### [Work instructions]
Select every line holding the word "size" and copy it.

### [Data segment]
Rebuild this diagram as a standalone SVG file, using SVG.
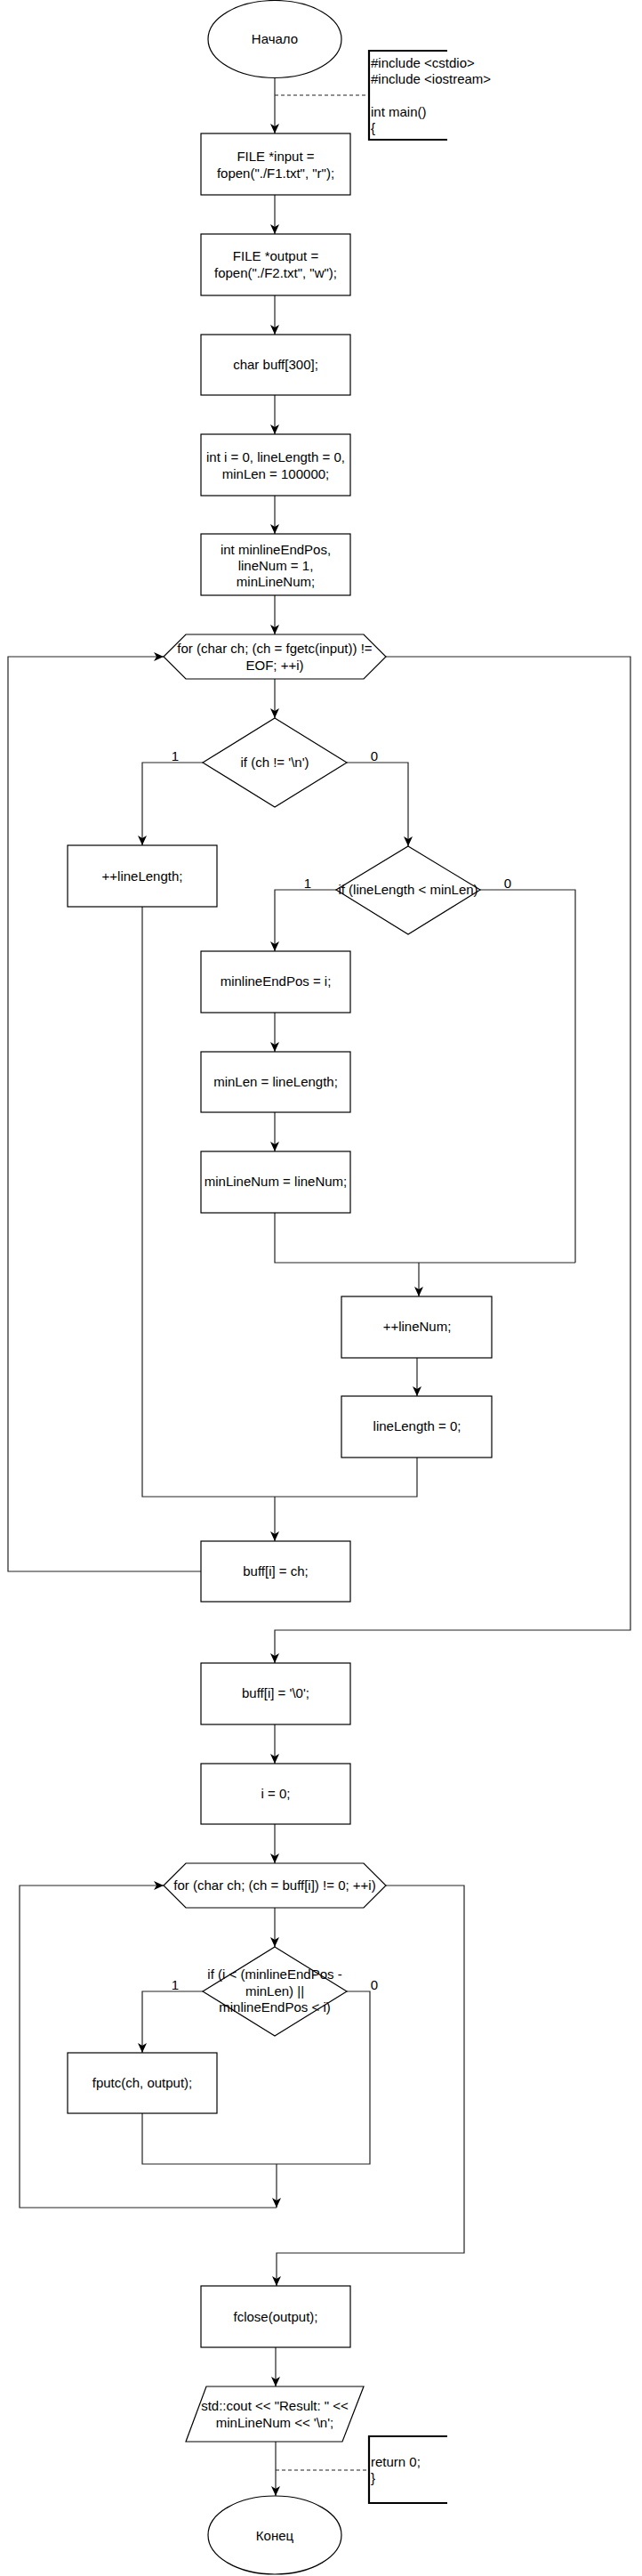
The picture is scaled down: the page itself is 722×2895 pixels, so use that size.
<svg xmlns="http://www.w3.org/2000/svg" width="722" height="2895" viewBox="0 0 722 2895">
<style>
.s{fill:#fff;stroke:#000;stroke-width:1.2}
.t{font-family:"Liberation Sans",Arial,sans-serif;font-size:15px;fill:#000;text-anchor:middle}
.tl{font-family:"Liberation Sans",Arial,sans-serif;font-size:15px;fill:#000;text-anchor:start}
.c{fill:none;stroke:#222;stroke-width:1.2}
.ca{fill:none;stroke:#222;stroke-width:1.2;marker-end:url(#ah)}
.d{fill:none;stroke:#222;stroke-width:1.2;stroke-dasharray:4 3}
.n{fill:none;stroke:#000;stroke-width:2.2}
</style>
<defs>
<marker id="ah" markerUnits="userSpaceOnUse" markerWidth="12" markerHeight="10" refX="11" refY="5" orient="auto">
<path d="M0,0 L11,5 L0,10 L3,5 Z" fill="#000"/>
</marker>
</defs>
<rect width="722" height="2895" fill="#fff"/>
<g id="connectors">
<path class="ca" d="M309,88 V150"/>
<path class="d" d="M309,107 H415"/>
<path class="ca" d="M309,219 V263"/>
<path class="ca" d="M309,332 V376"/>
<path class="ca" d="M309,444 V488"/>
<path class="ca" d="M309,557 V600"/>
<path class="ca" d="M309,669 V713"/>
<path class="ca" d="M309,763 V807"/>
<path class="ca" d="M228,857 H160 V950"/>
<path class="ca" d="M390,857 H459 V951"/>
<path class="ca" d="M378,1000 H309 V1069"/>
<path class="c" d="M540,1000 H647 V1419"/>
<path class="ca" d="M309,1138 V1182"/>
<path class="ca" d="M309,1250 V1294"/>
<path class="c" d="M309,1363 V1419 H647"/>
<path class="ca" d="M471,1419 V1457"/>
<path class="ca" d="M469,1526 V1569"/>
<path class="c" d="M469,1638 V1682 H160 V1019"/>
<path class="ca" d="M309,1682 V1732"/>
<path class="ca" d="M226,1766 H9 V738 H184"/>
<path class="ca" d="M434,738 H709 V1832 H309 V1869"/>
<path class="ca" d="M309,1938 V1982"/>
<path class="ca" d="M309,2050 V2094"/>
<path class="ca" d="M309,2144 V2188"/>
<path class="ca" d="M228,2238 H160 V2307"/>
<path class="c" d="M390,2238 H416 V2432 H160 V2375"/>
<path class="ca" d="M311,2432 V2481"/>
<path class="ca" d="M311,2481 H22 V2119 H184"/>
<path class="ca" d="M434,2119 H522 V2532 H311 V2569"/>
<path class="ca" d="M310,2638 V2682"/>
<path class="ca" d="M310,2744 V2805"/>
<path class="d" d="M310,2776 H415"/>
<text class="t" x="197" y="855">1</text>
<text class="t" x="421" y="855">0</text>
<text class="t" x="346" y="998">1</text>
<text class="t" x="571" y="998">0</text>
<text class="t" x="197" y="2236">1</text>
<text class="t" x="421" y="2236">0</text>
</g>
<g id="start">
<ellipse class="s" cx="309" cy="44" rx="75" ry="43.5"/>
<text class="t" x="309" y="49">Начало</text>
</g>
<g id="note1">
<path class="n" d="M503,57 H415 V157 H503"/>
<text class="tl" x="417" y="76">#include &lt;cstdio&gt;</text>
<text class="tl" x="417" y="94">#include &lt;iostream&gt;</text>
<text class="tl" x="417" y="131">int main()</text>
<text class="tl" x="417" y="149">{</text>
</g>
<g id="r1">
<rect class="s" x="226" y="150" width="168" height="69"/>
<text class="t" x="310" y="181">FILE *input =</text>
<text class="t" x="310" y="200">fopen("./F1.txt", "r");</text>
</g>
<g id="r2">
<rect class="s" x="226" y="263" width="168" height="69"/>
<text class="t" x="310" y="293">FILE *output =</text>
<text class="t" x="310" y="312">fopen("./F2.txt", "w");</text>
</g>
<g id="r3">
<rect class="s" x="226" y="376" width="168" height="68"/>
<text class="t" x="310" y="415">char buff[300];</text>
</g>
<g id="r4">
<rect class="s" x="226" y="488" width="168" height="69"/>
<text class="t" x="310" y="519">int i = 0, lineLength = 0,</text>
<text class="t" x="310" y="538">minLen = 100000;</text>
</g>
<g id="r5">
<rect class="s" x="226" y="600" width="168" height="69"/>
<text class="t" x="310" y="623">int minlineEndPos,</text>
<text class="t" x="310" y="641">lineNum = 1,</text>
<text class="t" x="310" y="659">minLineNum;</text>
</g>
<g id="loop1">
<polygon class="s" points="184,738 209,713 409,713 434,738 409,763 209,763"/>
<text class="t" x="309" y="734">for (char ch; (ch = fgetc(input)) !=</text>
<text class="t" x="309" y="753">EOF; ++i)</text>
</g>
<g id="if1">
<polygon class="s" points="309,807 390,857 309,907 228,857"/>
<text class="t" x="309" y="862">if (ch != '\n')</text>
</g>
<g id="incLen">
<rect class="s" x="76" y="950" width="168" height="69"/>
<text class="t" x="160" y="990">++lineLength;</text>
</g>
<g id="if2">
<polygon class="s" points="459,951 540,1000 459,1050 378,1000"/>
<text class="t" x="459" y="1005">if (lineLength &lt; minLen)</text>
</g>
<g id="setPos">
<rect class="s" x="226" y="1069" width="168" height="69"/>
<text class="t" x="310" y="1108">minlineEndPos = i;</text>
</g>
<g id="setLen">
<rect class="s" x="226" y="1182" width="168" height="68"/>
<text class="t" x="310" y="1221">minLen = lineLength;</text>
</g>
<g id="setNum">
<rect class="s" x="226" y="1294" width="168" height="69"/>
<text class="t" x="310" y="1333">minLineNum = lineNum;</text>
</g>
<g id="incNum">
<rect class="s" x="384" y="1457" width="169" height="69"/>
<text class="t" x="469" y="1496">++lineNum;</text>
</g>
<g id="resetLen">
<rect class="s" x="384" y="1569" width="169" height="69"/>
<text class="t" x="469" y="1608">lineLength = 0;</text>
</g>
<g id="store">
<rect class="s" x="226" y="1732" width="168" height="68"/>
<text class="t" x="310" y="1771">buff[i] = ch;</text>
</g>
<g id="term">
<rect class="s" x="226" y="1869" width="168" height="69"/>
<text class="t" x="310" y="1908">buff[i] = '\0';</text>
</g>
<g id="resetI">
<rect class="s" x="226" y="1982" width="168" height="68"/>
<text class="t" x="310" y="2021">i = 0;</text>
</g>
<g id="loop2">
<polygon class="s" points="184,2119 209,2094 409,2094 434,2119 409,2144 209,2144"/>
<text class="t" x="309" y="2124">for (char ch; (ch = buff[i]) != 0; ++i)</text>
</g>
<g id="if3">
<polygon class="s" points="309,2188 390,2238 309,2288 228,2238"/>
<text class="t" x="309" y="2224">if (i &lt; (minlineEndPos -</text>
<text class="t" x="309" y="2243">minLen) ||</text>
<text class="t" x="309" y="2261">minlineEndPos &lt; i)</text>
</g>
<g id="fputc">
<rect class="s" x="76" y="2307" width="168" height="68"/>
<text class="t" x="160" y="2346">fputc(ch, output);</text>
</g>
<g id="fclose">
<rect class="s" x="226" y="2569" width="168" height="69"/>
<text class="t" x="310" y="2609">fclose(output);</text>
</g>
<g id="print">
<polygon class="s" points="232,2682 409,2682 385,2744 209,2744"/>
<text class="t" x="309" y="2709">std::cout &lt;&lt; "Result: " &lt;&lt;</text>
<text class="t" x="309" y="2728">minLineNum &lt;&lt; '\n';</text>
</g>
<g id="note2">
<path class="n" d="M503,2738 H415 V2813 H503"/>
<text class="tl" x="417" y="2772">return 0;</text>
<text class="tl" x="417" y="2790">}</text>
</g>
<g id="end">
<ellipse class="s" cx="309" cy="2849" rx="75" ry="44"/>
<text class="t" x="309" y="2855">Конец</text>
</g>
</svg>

### [Answer]
The picture is scaled down: the page itself is 722×2895 pixels, so use that size.
.t{font-family:"Liberation Sans",Arial,sans-serif;font-size:15px;fill:#000;text-anchor:middle}
.tl{font-family:"Liberation Sans",Arial,sans-serif;font-size:15px;fill:#000;text-anchor:start}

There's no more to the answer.